The rapidly spreading Covid-19 has derailed the global economy, increasing the chances of a global recession setting in. Policymakers around the globe are considering measures to fight the risks of a sharp slowdown by supporting businesses at this critical time. Major economies have all announced large stimulus packages to help soften the adverse impact on consumption and overall economic activity on growth while central banks have front-loaded rate cuts.
India has already been facing growth deceleration, with GDP growth having fallen to 4.7% in Q3FY2020. The impact of COVID-19 is likely to pull it down further in the fourth quarter. GDP growth could slide to below 5.0% in FY2021 if policy action is not taken urgently. “Fiscal and monetary stimulus measures need to be announced urgently,” said Mr. Chandrajit Banerjee, Director General, CII. In this context, he added that “CII welcomes the Economic Response Task Force created by the Prime Minister and looks forward to work closely with it.”
Global growth forecasts have been downgraded by several institutions. OECD is now forecasting 2.4% global GDP growth in 2020 compared to a forecast of 2.9% made in October 2019. Similarly, Goldman Sachs has downgraded its forecast from 3.4% to 1.3%, Morgan Stanley from 3.2% to 2.7% and Moody’s from 2.4% to 2.1%.
Specifically, eight action points are elucidated below:
One, as done in many countries, the Government may consider a strong fiscal stimulus to the extent of 1 per cent of GDP amounting to Rs 2 lakh crores to be given in the hand of the needy citizens through Aadhar based Direct Benefit Transfer. An amount of Rs 10,000 for each individual especially the rural and urban poor and Rs 10,000 for the most vulnerable section – the elderly. The PLFS data shows that there are about 20 crore casual labourers who could be the identified beneficiaries. This will help spur consumer demand.
Two, to improve market sentiments, that is currently witnessing extreme volatility, the Government may consider removing Long Term Capital Gains tax of 10% and fixing the total Dividend Distribution Tax at 25%.
Three, GST payments should be on collection of Bills than on raising of invoices. This will help avoid liquidity getting locked in case there are delay in payments.
Four, the pending payments to industry by the Government should be cleared on a priority basis.
Five, on the Monetary measures to be taken, an immediate Repo rate reduction of 50 basis points along with a 50 basis points reduction in Cash Reserve Ration (CRR) should be announced to ensure low cost of funds.
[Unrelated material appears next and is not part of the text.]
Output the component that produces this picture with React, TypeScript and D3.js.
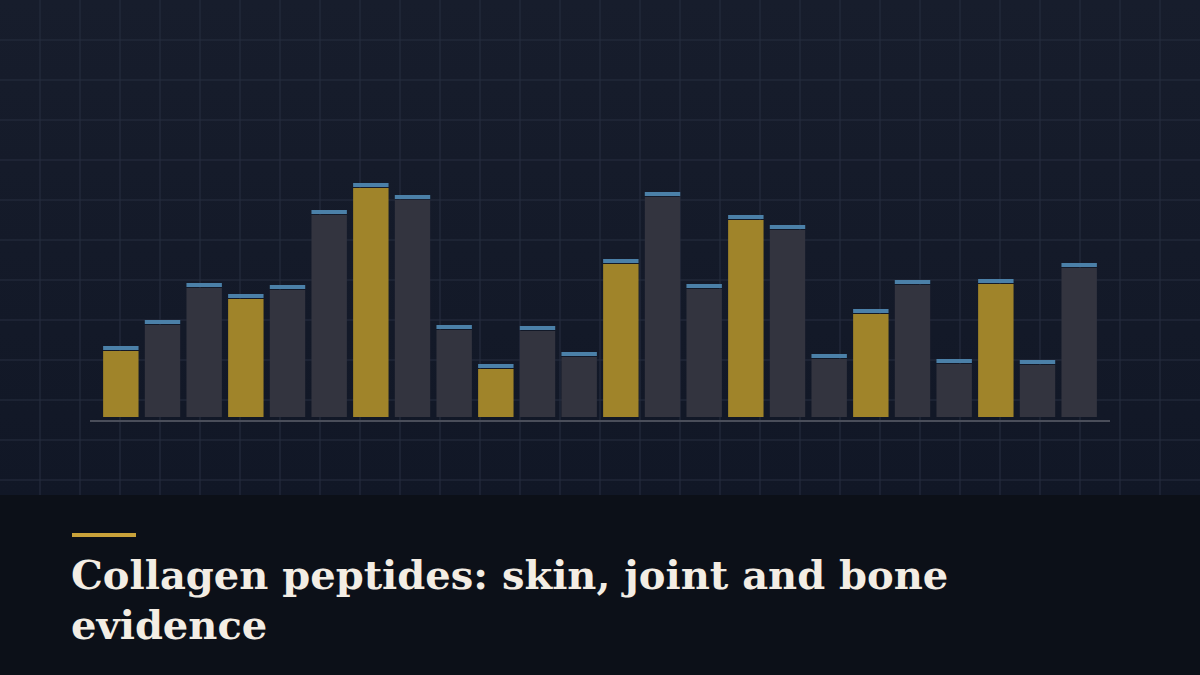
import React from 'react';
import { scaleBand, scaleLinear, range } from 'd3';

// bar heights (arbitrary 0-100 units)
const categories = Array.from({ length: 24 }, (_, i) => `S${i + 1}`);
const values = [28.4, 38.8, 53.6, 49.2, 52.8, 82.8, 93.6, 88.8, 36.8, 21.2, 36.4, 26, 63.2, 90, 53.2, 80.8, 76.8, 25.2, 43.2, 54.8, 23.2, 55.2, 22.8, 61.6];
const highlighted = [true, false, false, true, false, false, true, false, false, true, false, false, true, false, false, true, false, false, true, false, false, true, false, false];
const titleLines = ['Collagen peptides: skin, joint and bone', 'evidence'];

const W = 1200;
const H = 675;

const App = () => {
    let plot = { left: 100, right: 1100, top: 167, bottom: 417 };
    let bandTop = 495;

    let x = scaleBand<string>().domain(categories).range([plot.left, plot.right]).paddingInner(0.15).paddingOuter(0.075);
    let y = scaleLinear().domain([0, 100]).range([plot.bottom, plot.top]);

    let gridX = range(40, W, 40);
    let gridY = range(40, bandTop, 40);

    let bars = categories.map((c, i) => {
        let top = y(values[i]);
        return (
            <g key={c}>
                <rect x={x(c)} y={top + 5} width={x.bandwidth()} height={plot.bottom - top - 5} fill={highlighted[i] ? '#a0842a' : '#33343f'} />
                <rect x={x(c)} y={top} width={x.bandwidth()} height={4} fill='#4b80a8' />
            </g>
        )
    });

    return (
        <div style={{ position: 'fixed', left: 0, top: 0, width: W, height: H }}>
            <svg width={W} height={H} style={{ display: 'block' }}>
                <defs>
                    <linearGradient id="bg" x1="0" y1="0" x2="0" y2="1">
                        <stop offset="0" stopColor="#171d2c" />
                        <stop offset="1" stopColor="#111726" />
                    </linearGradient>
                </defs>
                <rect x={0} y={0} width={W} height={bandTop} fill="url(#bg)" />
                <g stroke="#262e3f" strokeOpacity={0.7} strokeWidth={1.5}>
                    {gridX.map(v => <line key={'gx' + v} x1={v} x2={v} y1={0} y2={bandTop} />)}
                    {gridY.map(v => <line key={'gy' + v} x1={0} x2={W} y1={v} y2={v} />)}
                </g>

                <g>{bars}</g>
                <line x1={90} x2={1110} y1={421} y2={421} stroke="#4a4e5a" strokeWidth={2} />

                <rect x={0} y={bandTop} width={W} height={H - bandTop} fill="#0c1018" />
                <rect x={72} y={533} width={64} height={4} fill="#c9a23a" />
                <g fontFamily="'DejaVu Serif', serif" fontWeight="bold" fontSize={40} fill="#f3ede4">
                    {titleLines.map((t, i) => <text key={i} x={71} y={589 + i * 50}>{t}</text>)}
                </g>
            </svg>
        </div>
    )
}

export default App;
Similar measures have been taken by major central banks including in the US, England and China.
Six, the RBI may consider relaxing the NPA recognition norms from 90 days to 180 days till September 30, 2020 to provide relief to industry faced with payment issues as well as pressure on banks to classify loans as NPAs. Similarly, Special Mention Accounts (SMA) guidelines may be relaxed with SMA-1 category considered from 60 to 90 days and SMA-2 category from 90 to 180 days beyond which the loan account may be considered NPA.
Seven, the RBI should create special liquidity lines for NBFCs, ARCs over and above the window available to Banks. This would be similar to the TARP (Troubled Asset Relief Programme) instituted in the US following the global financial crisis and would ensure that credit transmission happens in a timely manner.
Eight, the Government could create a corpus for supporting MSMEs to tide over the crisis for wages payable during the temporary shut-down, cash flow disruptions, working capital requirements.
“Feedback received from members reveals that sectors such as tourism, hospitality, retail, civil aviation, etc. are the most affected by the restrictions on the movement of people. While all precautions and safety measures are being employed by industry, they would need support from the Government to manage the disruptions and maintain business continuity”, Mr Banerjee concluded.